A Salvadoran Woman Who Says She Suffered A Stillbirth Is Being Treated Like A Criminal


In the country of El Salvador, abortion has been strictly illegal since 1998, meaning nearly a whole generation of Salvadoran women have been denied reproductive rights for nearly two decades. And the country's strident ban on abortion has had some considerable consequences for women who suffer miscarriages, like Teodora del Carmen Vásquez. Sentenced to prison in 2007 after suffering a stillbirth that El Salvador maintained was an abortion, Vasquez just found out her 30-year prison sentence won't be overturned, meaning she still has 20 years left to serve behind bars.

According to a report by Jesselyn Cook for HuffPost on Thursday, Vasquez, 34, was pregnant in 2007 when she fainted, and awoke to find herself bloodied and surrounded by police officers. She was charged with terminating her pregnancy, a crime in El Salvador punishable by decades behind bars.

In El Salvador, both the woman receiving the abortion and any medical professional aiding her are criminalized; doctors can receive up to 12 years in prison for taking part, but the woman, as in Vasquez's case, often bears the worst brunt of the punishment. The criminalization of doctors creates a downward pressure, in which medical practitioners sometimes have incentive to turn in their patients to law enforcement authorities.

Vasquez filed an appeal in the hopes of having her sentence overturned, already having spent the last 10 years imprisoned for the stillbirth. It was rejected, however, meaning (as it stands now, at least) she continues to face another 20 years behind bars. El Salvador's abortion ban makes no exceptions, not even for rape victims, nor in cases when the mother's life may be at risk.

Amnesty International, in particular, has been outspoken in advocating for Vasquez to be freed.
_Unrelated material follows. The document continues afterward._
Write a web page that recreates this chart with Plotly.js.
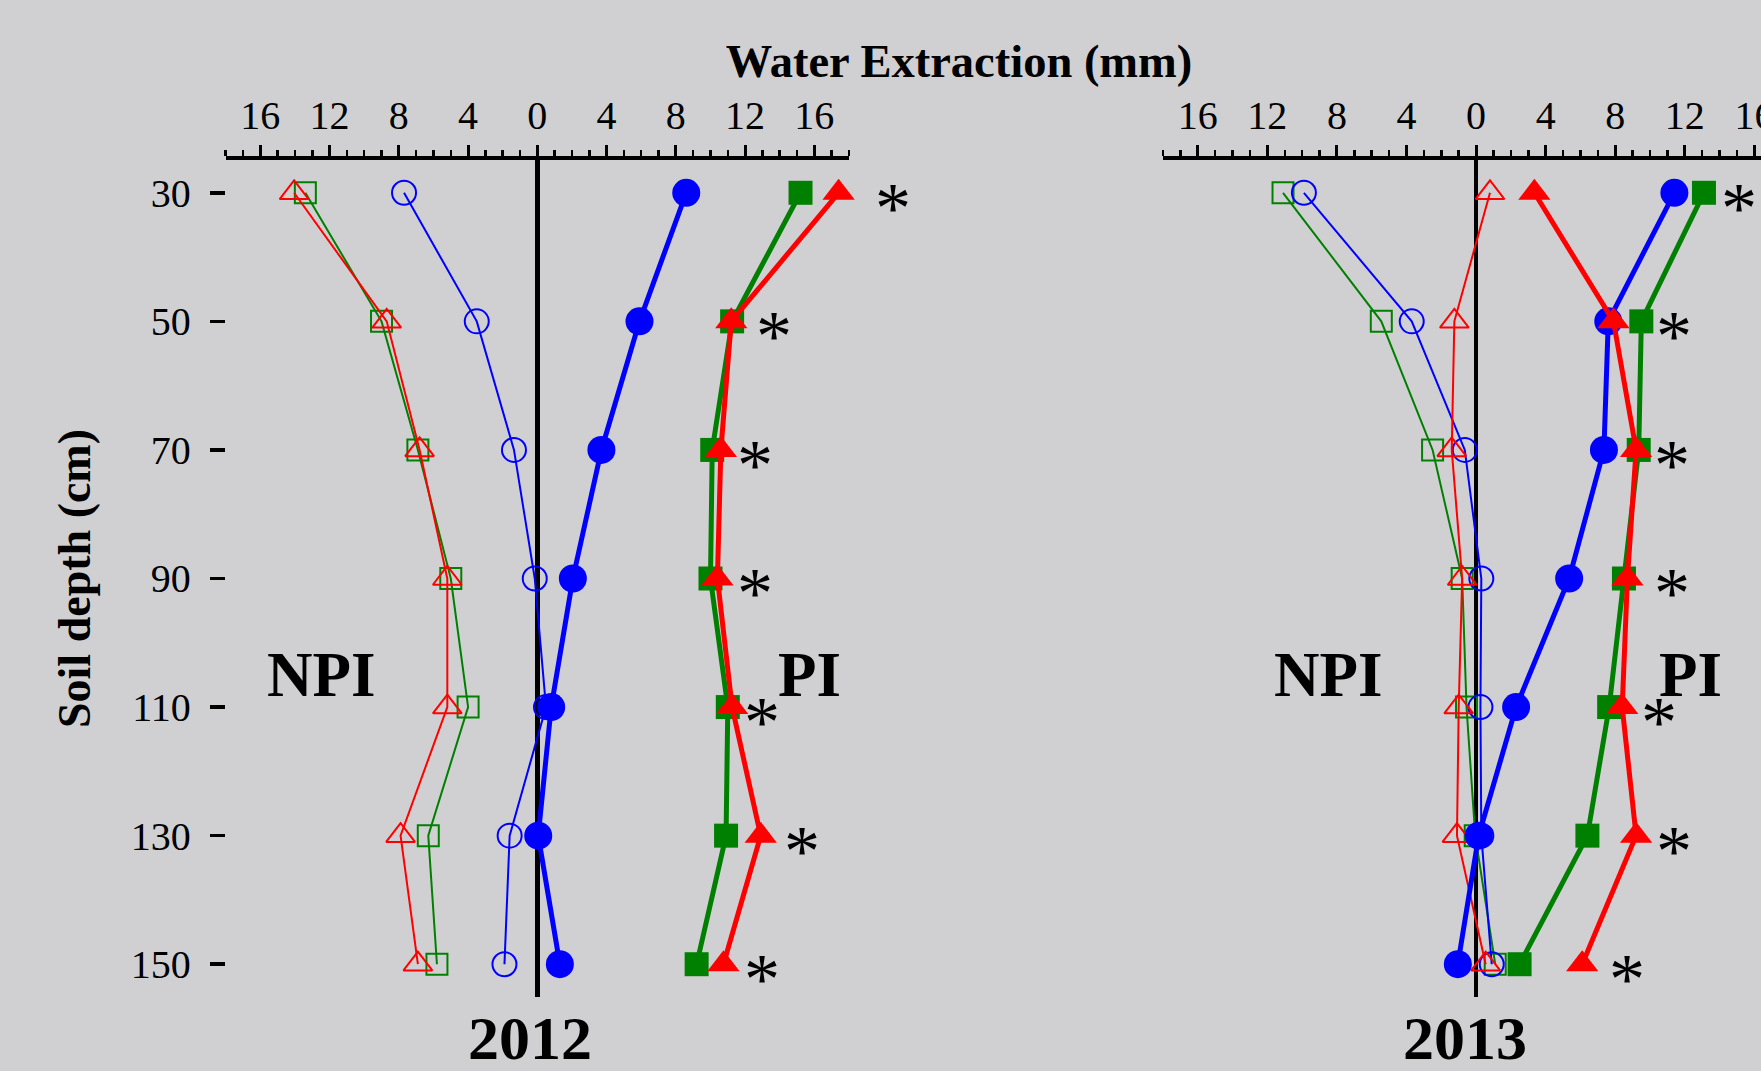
<!DOCTYPE html>
<html>
<head>
<meta charset="utf-8">
<script src="https://cdn.plot.ly/plotly-3.0.1.min.js"></script>
<style>
  html, body { margin: 0; padding: 0; background: #d0d0d2; }
  #chart { width: 1761px; height: 1071px; }
</style>
</head>
<body>
<div id="chart"></div>
<script>
// Soil depth (cm)
const depth = [30, 50, 70, 90, 110, 130, 150];

// X tick values (plotted coordinate) and their labels (absolute water extraction, mm)
const xTickVals = [-16, -12, -8, -4, 0, 4, 8, 12, 16];
const xTickText = ['16', '12', '8', '4', '0', '4', '8', '12', '16'];

// 2012 - NPI (plotted to the left of zero), water extraction (mm)
const npi2012Blue  = [7.7, 3.5, 1.35, 0.15, -0.5, 1.6, 1.9];
const npi2012Green = [13.4, 9.0, 6.9, 5.0, 4.0, 6.3, 5.8];
const npi2012Red   = [14.05, 8.7, 6.8, 5.2, 5.2, 7.9, 6.9];
// 2012 - PI (plotted to the right of zero)
const pi2012Blue  = [8.6, 5.9, 3.7, 2.05, 0.8, 0.05, 1.3];
const pi2012Green = [15.2, 11.25, 10.1, 10.0, 11.0, 10.9, 9.2];
const pi2012Red   = [17.4, 11.2, 10.6, 10.4, 11.25, 12.9, 10.75];

// 2013 - NPI
const npi2013Blue  = [9.9, 3.7, 0.65, -0.3, -0.25, -0.3, -0.9];
const npi2013Green = [11.1, 5.45, 2.5, 0.8, 0.55, 0.05, -1.1];
const npi2013Red   = [-0.8, 1.25, 1.4, 0.8, 1.0, 1.1, -0.55];
// 2013 - PI
const pi2013Blue  = [11.4, 7.6, 7.35, 5.35, 2.3, 0.15, -1.05];
const pi2013Green = [13.1, 9.5, 9.35, 8.5, 7.65, 6.4, 2.5];
const pi2013Red   = [3.35, 7.9, 9.2, 8.7, 8.4, 9.2, 6.1];

// Significance markers (*) : horizontal placement per depth (same scale as the x axes)
const star2012X = [20.55, 13.65, 12.55, 12.55, 12.95, 15.3, 12.95];
const star2013X = [15.1, 11.4, 11.25, 11.25, 10.5, 11.4, 8.65];

const SERIF = 'Liberation Serif, Times New Roman, serif';
const BLUE = '#0000ff', GREEN = '#008000', RED = '#ff0000';

function neg(a) { return a.map(v => -v); }

function npiTrace(vals, color, symbol, size, xa, ya) {
  return {
    type: 'scatter', mode: 'lines+markers', x: neg(vals), y: depth,
    xaxis: xa, yaxis: ya, cliponaxis: false, hoverinfo: 'skip',
    line: { color: color, width: 2 },
    marker: { symbol: symbol, size: size, color: color, line: { color: color, width: 2 } }
  };
}
function piTrace(vals, color, symbol, size, xa, ya) {
  return {
    type: 'scatter', mode: 'lines+markers', x: vals, y: depth,
    xaxis: xa, yaxis: ya, cliponaxis: false, hoverinfo: 'skip',
    line: { color: color, width: 5 },
    marker: { symbol: symbol, size: size, color: color, line: { width: 0 } }
  };
}

const data = [
  npiTrace(npi2012Green, GREEN, 'square-open', 21, 'x', 'y'),
  npiTrace(npi2012Blue, BLUE, 'circle-open', 24, 'x', 'y'),
  npiTrace(npi2012Red, RED, 'triangle-up-open', 25, 'x', 'y'),
  piTrace(pi2012Blue, BLUE, 'circle', 28, 'x', 'y'),
  piTrace(pi2012Green, GREEN, 'square', 24, 'x', 'y'),
  piTrace(pi2012Red, RED, 'triangle-up', 28, 'x', 'y'),

  npiTrace(npi2013Green, GREEN, 'square-open', 21, 'x2', 'y2'),
  npiTrace(npi2013Blue, BLUE, 'circle-open', 24, 'x2', 'y2'),
  npiTrace(npi2013Red, RED, 'triangle-up-open', 25, 'x2', 'y2'),
  piTrace(pi2013Blue, BLUE, 'circle', 28, 'x2', 'y2'),
  piTrace(pi2013Green, GREEN, 'square', 24, 'x2', 'y2'),
  piTrace(pi2013Red, RED, 'triangle-up', 28, 'x2', 'y2')
];

const X1_DOMAIN = [0.12817, 0.48211];
const X1_RANGE = [-18, 18];
// wider, invisible companion axis with the same scale as x (for the * beyond the axis end)
const X3_RANGE = [-18, 22];
const X3_DOMAIN = [X1_DOMAIN[0],
  X1_DOMAIN[0] + (X1_DOMAIN[1] - X1_DOMAIN[0]) * (X3_RANGE[1] - X3_RANGE[0]) / (X1_RANGE[1] - X1_RANGE[0])];

function xAxis(domain, range, anchor) {
  return {
    domain: domain, range: range, anchor: anchor, side: 'top',
    tickmode: 'array', tickvals: xTickVals, ticktext: xTickText,
    ticks: 'outside', ticklen: 11, tickwidth: 3, tickcolor: '#000000',
    ticklabelstandoff: 0, ticklabeloverflow: 'allow',
    tickfont: { family: SERIF, size: 40, color: '#000000' },
    showline: true, linewidth: 3.5, linecolor: '#000000',
    showgrid: false,
    zeroline: true, zerolinewidth: 4.5, zerolinecolor: '#000000',
    minor: { tickmode: 'linear', tick0: 0, dtick: 1, ticks: 'outside', ticklen: 6, tickwidth: 2.5, tickcolor: '#000000', showgrid: false },
    fixedrange: true
  };
}
const yDomain = [0.06909, 0.85061];
const yRange = [155.1, 24.9];

function starNotes(xs, xref, yref) {
  return xs.map((x, i) => ({
    text: '*', xref: xref, yref: yref, x: x, y: depth[i],
    xanchor: 'center', yanchor: 'middle', yshift: -15, showarrow: false,
    font: { family: SERIF, size: 72, color: '#000000' }
  }));
}

const bigFont = { family: SERIF, size: 63, color: '#000000' };

const layout = {
  width: 1761, height: 1071,
  margin: { l: 0, r: 0, t: 0, b: 0, pad: 0 },
  paper_bgcolor: '#d0d0d2', plot_bgcolor: 'rgba(0,0,0,0)',
  showlegend: false,
  title: {
    text: '<b>Water Extraction (mm)</b>',
    font: { family: SERIF, size: 46.5, color: '#000000' },
    x: 0.5446, xanchor: 'center', y: 0.943, yanchor: 'middle'
  },
  xaxis: xAxis(X1_DOMAIN, X1_RANGE, 'y'),
  xaxis2: xAxis([0.66042, 1.0], [-18, 16.38], 'y2'),
  xaxis3: { domain: X3_DOMAIN, range: X3_RANGE, anchor: 'y', visible: false, fixedrange: true },
  yaxis: {
    domain: yDomain, range: yRange, anchor: 'x',
    tickmode: 'array', tickvals: depth,
    ticks: 'outside', ticklen: 15, tickwidth: 3.5, tickcolor: '#000000',
    ticklabelstandoff: 11,
    tickfont: { family: SERIF, size: 40, color: '#000000' },
    showline: false, showgrid: false, zeroline: false,
    automargin: false,
    title: { text: '<b>Soil depth (cm)</b>', font: { family: SERIF, size: 46, color: '#000000' }, standoff: 25 },
    fixedrange: true
  },
  yaxis2: {
    domain: yDomain, range: yRange, anchor: 'x2',
    showticklabels: false, ticks: '', showline: false, showgrid: false, zeroline: false,
    fixedrange: true
  },
  annotations: [
    { text: '<b>NPI</b>', xref: 'x', yref: 'y', x: -12.46, y: 105, showarrow: false, font: bigFont },
    { text: '<b>PI</b>', xref: 'x', yref: 'y', x: 15.7, y: 105, showarrow: false, font: bigFont },
    { text: '<b>NPI</b>', xref: 'x2', yref: 'y2', x: -8.5, y: 105, showarrow: false, font: bigFont },
    { text: '<b>PI</b>', xref: 'x2', yref: 'y2', x: 12.3, y: 105, showarrow: false, font: bigFont },
    { text: '<b>2012</b>', xref: 'x', yref: 'paper', x: -0.45, y: 0.031, yanchor: 'middle', showarrow: false, font: { family: SERIF, size: 62, color: '#000000' } },
    { text: '<b>2013</b>', xref: 'x2', yref: 'paper', x: -0.63, y: 0.031, yanchor: 'middle', showarrow: false, font: { family: SERIF, size: 62, color: '#000000' } }
  ].concat(starNotes(star2012X, 'x3', 'y'), starNotes(star2013X, 'x2', 'y2'))
};

Plotly.newPlot('chart', data, layout, { displayModeBar: false, staticPlot: true });
</script>
</body>
</html>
Following the news that her appeal was denied, the organization's Americas Director, Erika Guevara-Rosas, released the following statement, taking dead aim at the country's hyper-repressive abortion ban:

Teodora’s tragic story is a sad illustration of everything that is wrong with the justice system in El Salvador, where human rights seem to be a foreign concept. Instead of punishing Teodora for being a woman, authorities in El Salvador must urgently take a hard look at their outrageous anti-abortion law and take immediate steps to repeal it.

At the time of this writing, according to Reuters, there are 28 women currently imprisoned by the Salvadoran government for reasons allegedly related to abortion, with Vasquez being one of them. Advocates have long claimed that women who've suffered miscarriages, stillbirths, and pregnancy complications have been prosecuted as well, however.
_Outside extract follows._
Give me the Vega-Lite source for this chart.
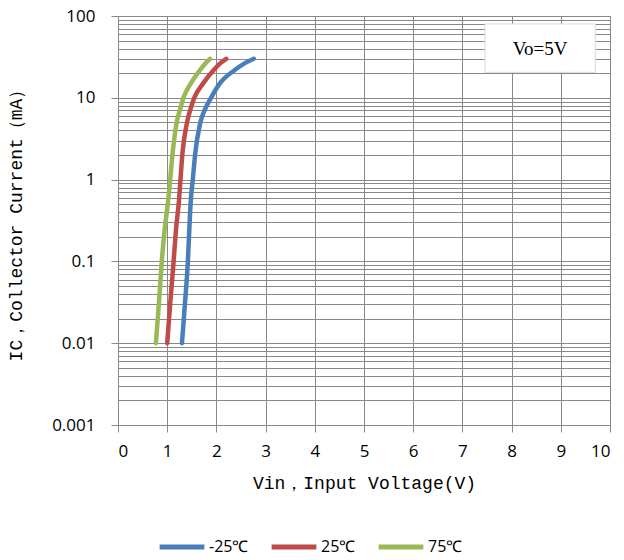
{
  "$schema": "https://vega.github.io/schema/vega-lite/v6.json",
  "width": 492,
  "height": 409,
  "autosize": {"type": "none"},
  "padding": {"left": 118, "top": 16, "right": 14, "bottom": 135},
  "background": "white",
  "config": {"view": {"stroke": null}},
  "datasets": {
    "curves": [
      {"vin": 1.30, "ic": 0.01, "series": "-25℃"},
      {"vin": 1.36, "ic": 0.03, "series": "-25℃"},
      {"vin": 1.42, "ic": 0.1, "series": "-25℃"},
      {"vin": 1.45, "ic": 0.25, "series": "-25℃"},
      {"vin": 1.48, "ic": 0.56, "series": "-25℃"},
      {"vin": 1.52, "ic": 1, "series": "-25℃"},
      {"vin": 1.57, "ic": 2.1, "series": "-25℃"},
      {"vin": 1.67, "ic": 4.9, "series": "-25℃"},
      {"vin": 1.78, "ic": 7.5, "series": "-25℃"},
      {"vin": 1.89, "ic": 10, "series": "-25℃"},
      {"vin": 2.07, "ic": 15, "series": "-25℃"},
      {"vin": 2.38, "ic": 22, "series": "-25℃"},
      {"vin": 2.58, "ic": 26.5, "series": "-25℃"},
      {"vin": 2.76, "ic": 30, "series": "-25℃"},
      {"vin": 1.00, "ic": 0.01, "series": "25℃"},
      {"vin": 1.06, "ic": 0.03, "series": "25℃"},
      {"vin": 1.13, "ic": 0.1, "series": "25℃"},
      {"vin": 1.18, "ic": 0.25, "series": "25℃"},
      {"vin": 1.24, "ic": 0.56, "series": "25℃"},
      {"vin": 1.27, "ic": 1, "series": "25℃"},
      {"vin": 1.31, "ic": 2.1, "series": "25℃"},
      {"vin": 1.40, "ic": 4.9, "series": "25℃"},
      {"vin": 1.48, "ic": 7.5, "series": "25℃"},
      {"vin": 1.55, "ic": 10, "series": "25℃"},
      {"vin": 1.73, "ic": 15, "series": "25℃"},
      {"vin": 1.95, "ic": 22, "series": "25℃"},
      {"vin": 2.08, "ic": 26.5, "series": "25℃"},
      {"vin": 2.20, "ic": 30, "series": "25℃"},
      {"vin": 0.77, "ic": 0.01, "series": "75℃"},
      {"vin": 0.83, "ic": 0.03, "series": "75℃"},
      {"vin": 0.89, "ic": 0.1, "series": "75℃"},
      {"vin": 0.95, "ic": 0.25, "series": "75℃"},
      {"vin": 1.02, "ic": 0.56, "series": "75℃"},
      {"vin": 1.06, "ic": 1, "series": "75℃"},
      {"vin": 1.11, "ic": 2.1, "series": "75℃"},
      {"vin": 1.19, "ic": 4.9, "series": "75℃"},
      {"vin": 1.27, "ic": 7.5, "series": "75℃"},
      {"vin": 1.33, "ic": 10, "series": "75℃"},
      {"vin": 1.48, "ic": 15, "series": "75℃"},
      {"vin": 1.67, "ic": 22, "series": "75℃"},
      {"vin": 1.78, "ic": 26.5, "series": "75℃"},
      {"vin": 1.87, "ic": 30, "series": "75℃"}
    ],
    "note": [
      {"x1": 7.46, "x2": 9.70, "y1": 20.5, "y2": 80, "xm": 8.58, "ym": 40, "label": "Vo=5V"}
    ]
  },
  "layer": [
    {
      "data": {"name": "curves"},
      "mark": {"type": "line", "strokeWidth": 4.5, "strokeCap": "round", "interpolate": "monotone"},
      "encoding": {
        "x": {
          "field": "vin", "type": "quantitative",
          "scale": {"domain": [0, 10], "nice": false, "zero": false},
          "axis": {
            "title": "Vin，Input Voltage(V)",
            "values": [0, 1, 2, 3, 4, 5, 6, 7, 8, 9, 10],
            "grid": true, "gridColor": "#888888", "gridWidth": 1,
            "domainColor": "#888888", "domainWidth": 1,
            "tickColor": "#888888", "tickSize": 7, "tickWidth": 1,
            "labelFont": "Open Sans", "labelFontSize": 17, "labelColor": "#000000", "labelPadding": 11,
            "titleFont": "Liberation Mono", "titleFontSize": 18, "titleFontWeight": "normal", "titleColor": "#000000", "titlePadding": 15
          }
        },
        "y": {
          "field": "ic", "type": "quantitative",
          "scale": {"type": "log", "domain": [0.001, 100], "nice": false},
          "axis": {
            "title": "IC，Collector Current（mA）",
            "values": [0.001, 0.002, 0.003, 0.004, 0.005, 0.006, 0.007, 0.008, 0.009,
                       0.01, 0.02, 0.03, 0.04, 0.05, 0.06, 0.07, 0.08, 0.09,
                       0.1, 0.2, 0.3, 0.4, 0.5, 0.6, 0.7, 0.8, 0.9,
                       1, 2, 3, 4, 5, 6, 7, 8, 9,
                       10, 20, 30, 40, 50, 60, 70, 80, 90, 100],
            "format": "~g",
            "labelExpr": "indexof([0.001, 0.01, 0.1, 1, 10, 100], datum.value) >= 0 ? datum.label : ''",
            "tickOpacity": {"condition": {"test": "indexof([0.001, 0.01, 0.1, 1, 10, 100], datum.value) >= 0", "value": 1}, "value": 0},
            "grid": true, "gridColor": "#888888", "gridWidth": 1,
            "domainColor": "#888888", "domainWidth": 1,
            "tickColor": "#888888", "tickSize": 7, "tickWidth": 1,
            "labelFont": "Open Sans", "labelFontSize": 17, "labelColor": "#000000", "labelPadding": 16,
            "labelOverlap": false, "labelBound": false, "labelFlush": false,
            "titleFont": "Liberation Mono", "titleFontSize": 18, "titleFontWeight": "normal", "titleColor": "#000000", "titlePadding": 26
          }
        },
        "color": {
          "field": "series", "type": "nominal",
          "scale": {"domain": ["-25℃", "25℃", "75℃"], "range": ["#4a7ebb", "#be4b48", "#98b954"]},
          "legend": {
            "title": null,
            "orient": "none",
            "direction": "horizontal",
            "legendX": 39,
            "legendY": 506,
            "symbolType": "stroke",
            "symbolSize": 2000,
            "symbolStrokeWidth": 5,
            "labelFont": "Open Sans",
            "labelFontSize": 16,
            "labelColor": "#000000",
            "labelOffset": 2,
            "columnPadding": 12
          }
        }
      }
    },
    {
      "data": {"name": "note"},
      "mark": {"type": "rect", "fill": "white", "stroke": "#d9d9d9", "strokeWidth": 1},
      "encoding": {
        "x": {"field": "x1", "type": "quantitative"},
        "x2": {"field": "x2"},
        "y": {"field": "y1", "type": "quantitative"},
        "y2": {"field": "y2"}
      }
    },
    {
      "data": {"name": "note"},
      "mark": {"type": "text", "font": "Liberation Serif", "fontSize": 19, "color": "#000000", "align": "center", "baseline": "middle"},
      "encoding": {
        "x": {"field": "xm", "type": "quantitative"},
        "y": {"field": "ym", "type": "quantitative"},
        "text": {"field": "label"}
      }
    }
  ]
}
This isn't the only harrowing story relating to El Salvador's abortion ban that's come out this year. As Amnesty International detailed back in July, the country's courts just handed down a 30-year prison sentence for "aggravated homicide" against a 19-year-old rape survivor who lost her ensuing pregnancy due to complications. She was reportedly unaware she was pregnant when she fainted, was taken to the hospital, and reported to law enforcement by the medical staff.

These kinds of stories are a stark reminder of the stakes at play in the battle over women's reproductive rights across the globe, including in the United States. The Salvadoran system is essentially the purest judicial vision of what anti-abortion activists and legislators are driving at when they claim that abortion is "murder."
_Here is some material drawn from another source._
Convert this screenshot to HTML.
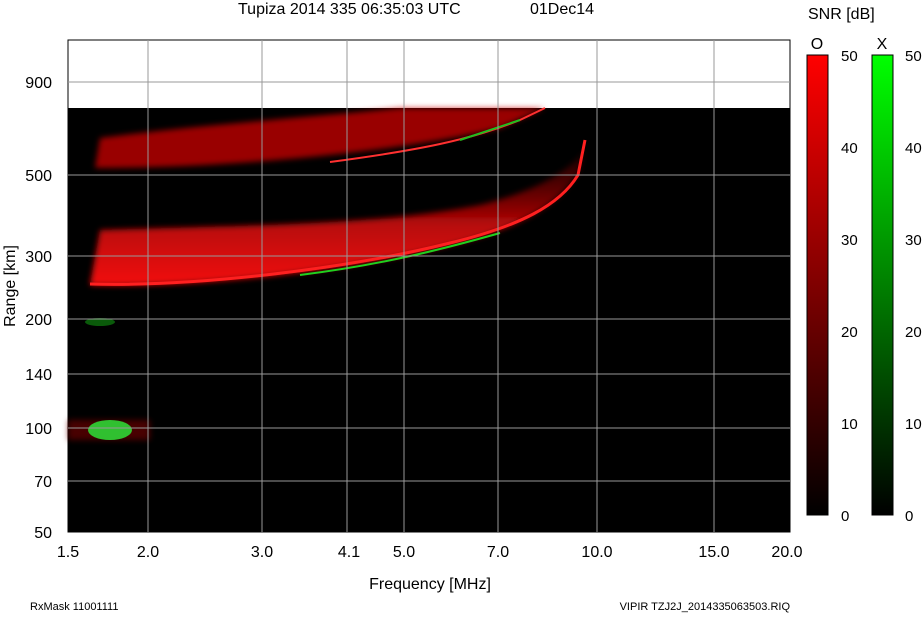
<!DOCTYPE html>
<html><head><style>
body{margin:0;background:#fff;width:922px;height:614px;overflow:hidden;font-family:"Liberation Sans",sans-serif}
</style></head><body>
<svg width="922" height="614" xmlns="http://www.w3.org/2000/svg" font-family="Liberation Sans, sans-serif">
<defs>
<linearGradient id="gr" x1="0" y1="1" x2="0" y2="0"><stop offset="0" stop-color="#000"/><stop offset="1" stop-color="#ff0000"/></linearGradient>
<linearGradient id="gg" x1="0" y1="1" x2="0" y2="0"><stop offset="0" stop-color="#000"/><stop offset="1" stop-color="#00ff00"/></linearGradient>
<linearGradient id="band" x1="0" y1="1" x2="0" y2="0"><stop offset="0" stop-color="#ff1010"/><stop offset="0.45" stop-color="#c00808"/><stop offset="1" stop-color="#500" stop-opacity="0.3"/></linearGradient>
<filter id="bl"><feGaussianBlur stdDeviation="3"/></filter>
</defs>
<text x="238" y="14" font-size="16">Tupiza 2014 335 06:35:03 UTC</text>
<text x="530" y="14" font-size="16">01Dec14</text>
<rect x="68" y="40" width="722" height="492" fill="#fff" stroke="#000"/>
<rect x="68" y="108" width="722" height="424" fill="#000"/>
<g filter="url(#bl)">
<path d="M90,285 C200,288 350,270 450,245 C520,228 560,205 580,170 L585,150 C570,170 540,190 480,205 C380,225 250,225 100,230 Z" fill="url(#band)" opacity="0.95"/>
<path d="M95,168 C250,168 420,148 500,128 L545,108 L400,108 C300,118 200,125 100,138 Z" fill="#c00" opacity="0.75"/>
<path d="M68,420 L150,420 L150,440 L68,440 Z" fill="#600" opacity="0.7"/>
</g>
<path d="M90,284 C200,287 350,268 450,243 C520,226 560,205 578,175 L585,140" stroke="#ff2020" stroke-width="3" fill="none"/>
<path d="M300,275 C380,265 440,250 500,233" stroke="#20d020" stroke-width="2" fill="none"/>
<path d="M330,162 C420,150 470,140 520,120 L545,108" stroke="#ff3030" stroke-width="2" fill="none"/>
<path d="M460,140 L520,120" stroke="#20c020" stroke-width="2" fill="none"/>
<ellipse cx="110" cy="430" rx="22" ry="10" fill="#30c030"/>
<ellipse cx="100" cy="322" rx="15" ry="4" fill="#0a5a0a"/>
<g stroke="#999" stroke-width="1">
<line x1="148" y1="40" x2="148" y2="532"/><line x1="262" y1="40" x2="262" y2="532"/>
<line x1="347" y1="40" x2="347" y2="532"/><line x1="404" y1="40" x2="404" y2="532"/>
<line x1="498" y1="40" x2="498" y2="532"/><line x1="597" y1="40" x2="597" y2="532"/>
<line x1="714" y1="40" x2="714" y2="532"/>
<line x1="68" y1="82" x2="790" y2="82"/><line x1="68" y1="175" x2="790" y2="175"/>
<line x1="68" y1="256" x2="790" y2="256"/><line x1="68" y1="319" x2="790" y2="319"/>
<line x1="68" y1="374" x2="790" y2="374"/><line x1="68" y1="428" x2="790" y2="428"/>
<line x1="68" y1="481" x2="790" y2="481"/>
</g>
<g font-size="16" text-anchor="end">
<text x="52" y="88">900</text><text x="52" y="181">500</text><text x="52" y="262">300</text>
<text x="52" y="325">200</text><text x="52" y="380">140</text><text x="52" y="434">100</text>
<text x="52" y="487">70</text><text x="52" y="538">50</text>
</g>
<g font-size="16" text-anchor="middle">
<text x="68" y="557">1.5</text><text x="148" y="557">2.0</text><text x="262" y="557">3.0</text>
<text x="349" y="557">4.1</text><text x="404" y="557">5.0</text><text x="498" y="557">7.0</text>
<text x="597" y="557">10.0</text><text x="714" y="557">15.0</text><text x="787" y="557">20.0</text>
</g>
<text x="430" y="589" font-size="16" text-anchor="middle">Frequency [MHz]</text>
<text transform="translate(15,286) rotate(-90)" font-size="16" text-anchor="middle">Range [km]</text>
<text x="30" y="610" font-size="11">RxMask 11001111</text>
<text x="790" y="610" font-size="11" text-anchor="end">VIPIR  TZJ2J_2014335063503.RIQ</text>
<text x="808" y="19" font-size="16">SNR [dB]</text>
<text x="817" y="49" font-size="16" text-anchor="middle">O</text>
<text x="882" y="49" font-size="16" text-anchor="middle">X</text>
<rect x="807" y="55" width="21" height="460" fill="url(#gr)" stroke="#000"/>
<rect x="872" y="55" width="21" height="460" fill="url(#gg)" stroke="#000"/>
<g font-size="15">
<text x="841" y="61">50</text><text x="841" y="153">40</text><text x="841" y="245">30</text><text x="841" y="337">20</text><text x="841" y="429">10</text><text x="841" y="521">0</text>
<text x="905" y="61">50</text><text x="905" y="153">40</text><text x="905" y="245">30</text><text x="905" y="337">20</text><text x="905" y="429">10</text><text x="905" y="521">0</text>
</g>
</svg>
</body></html>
Enacted as a matter of government policy, that view ― that terminating a pregnancy is the same thing as murdering a human being ― unavoidably and inevitably leads to the kind of logical extremes that have been in effect in El Salvador for nearly 20 years. Namely, these extremes could include decades-long prison sentences for women who either terminate their pregnancies or lose them for reasons beyond their control. And until El Salvador re-examines and reforms how it views women's reproductive rights, there's no reason to think these sorts of draconian punishments against its women are going to change.